Finding Factors of a Number
- Factors are numbers that divide exactly into another number, which is called the multiple.
- Factors can be multiplied to make the multiple.
- 4 × 2 = 8 and so, both 4 and 2 are factors of 8.
- Factors often come in factor pairs which are the two numbers that multiply together to make the multiple.
- 4 and 2 are factor pairs for 8 because they multiply to make 8.
- 1 × 8 = 8 and so, 1 and 8 are both factor pairs of 8.
- The factors of 8 are: 1, 2, 4 and 8.
A factor is a number which divides exactly into the number that it is a factor of.
What is a Factor of a Number
A factor is a number that divides exactly into another number.
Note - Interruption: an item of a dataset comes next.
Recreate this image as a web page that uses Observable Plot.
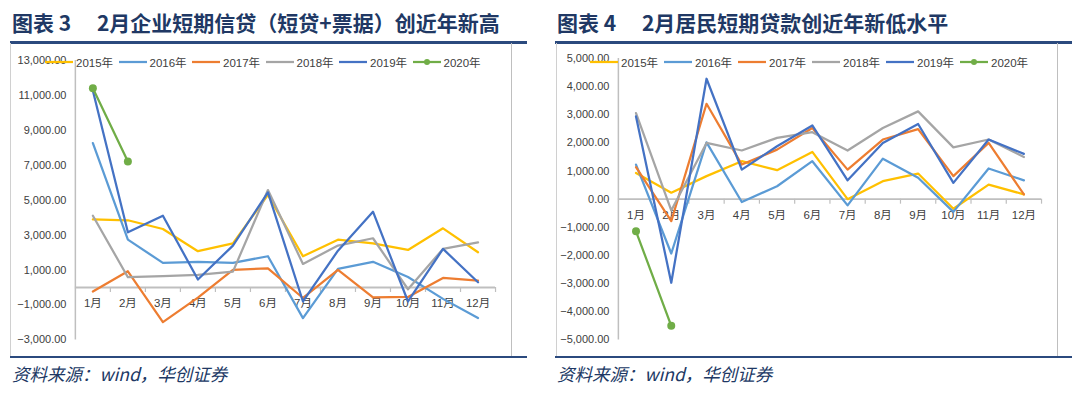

The larger number that factors divide into exactly is called the multiple. Factors can be multiplied by a whole number to make this multiple.
In the example above, both 2 and 4 are factors of 8 because they can be multiplied to make 8. 8 is therefore both a multiple of 2 and a multiple of 4.
What are Factor Pairs?
Factor pairs are two whole numbers which multiply together to make another whole number. Both numbers are factors of the number that they multiply to make. This means that they divide exactly into this number without a remainder.
In the example above, both 2 and 4 are factor pairs which multiply to make 8.
All factors come in pairs except for the square root factor of square numbers.
For example, we will look at the list of all factors of 16 below.
1 is a factor of every number because it divides exactly into every number. 1 is a factor pair with the number itself.
1 × 16 = 16 and so, the first factor pair of 16 is 1 and 16.
2 × 8 = 16 and so both 2 and 8 form a factor pair of 16.
4 × 4 = 16 and so 4 does not form a factor pair because it does not multiply by a different number to make 16.
All factors come in pairs except for square roots of the number itself. A square root is the number that is multiplied by itself to make the given number.
4 is the square root of 16, which means that 4 multiplied by itself makes 16. And because 4 is the square root of 16, it does not form a factor pair with another number.
Here are the factor pairs of 12.
6 × 2 = 12
3 × 4 = 12
1 × 12 = 12
Each of the factors of 12 come in pairs.
How to Find Factors of a Number
To find factors of a number, use the following steps.
- Write down the number 1 and the given number at each end of a list.
- Try dividing all of the numbers that come after 1 into the larger number.
- If these numbers divide exactly into the given number with no remainder, then they are factors.The answer to each of these exact divisions is also a factor.
- Write down each number that divides exactly along with the answer to the division.
- Write these numbers in ascending order in the list.
- Stop when you reach the square root of the number itself or another number on the list.
When teaching finding factors of numbers, it can be useful to write the given number itself in the centre and write the factors around the outside.
In this example we will find a list of all factors of 18.
We first write down the number 1 and the given number, 18. We write 1 at one end and 18 at the other end. We will put any other factors in between.
This is because 1 × 18 = 18. 1 is always a factor of every number and so is the number itself.
We will now try the numbers that come after 1, such as 2, 3, 4, 5 and so on.
2 × 9 = 18 and so, both 2 and 9 are factors of 18. We write down the 2 after the 1 in our list and we write the 9 before the 18 on our list.
9 will be the second biggest factor in our answer list after 18. We now know that no numbers between 9 and 18 will be on this list of factors.
We now try 3.
3 × 6 = 18 and so, we write down both 3 and 6 on our list of factors.
We write 3 after the 2 and we write the 6 before the 9.
We now try 4.
4 does not divide exactly into 18 and so it is not a factor of 18. We do not write it down.
5 does not divide exactly into 18 either.
The next number after 5 is 6, but 6 is already on our list of factors because it paired with 3.
Since we have now reached numbers that are already on our list we can stop as we know that we have found every factor of 18.
The factors of 18 are: 1, 2, 3, 6, 9 and 18.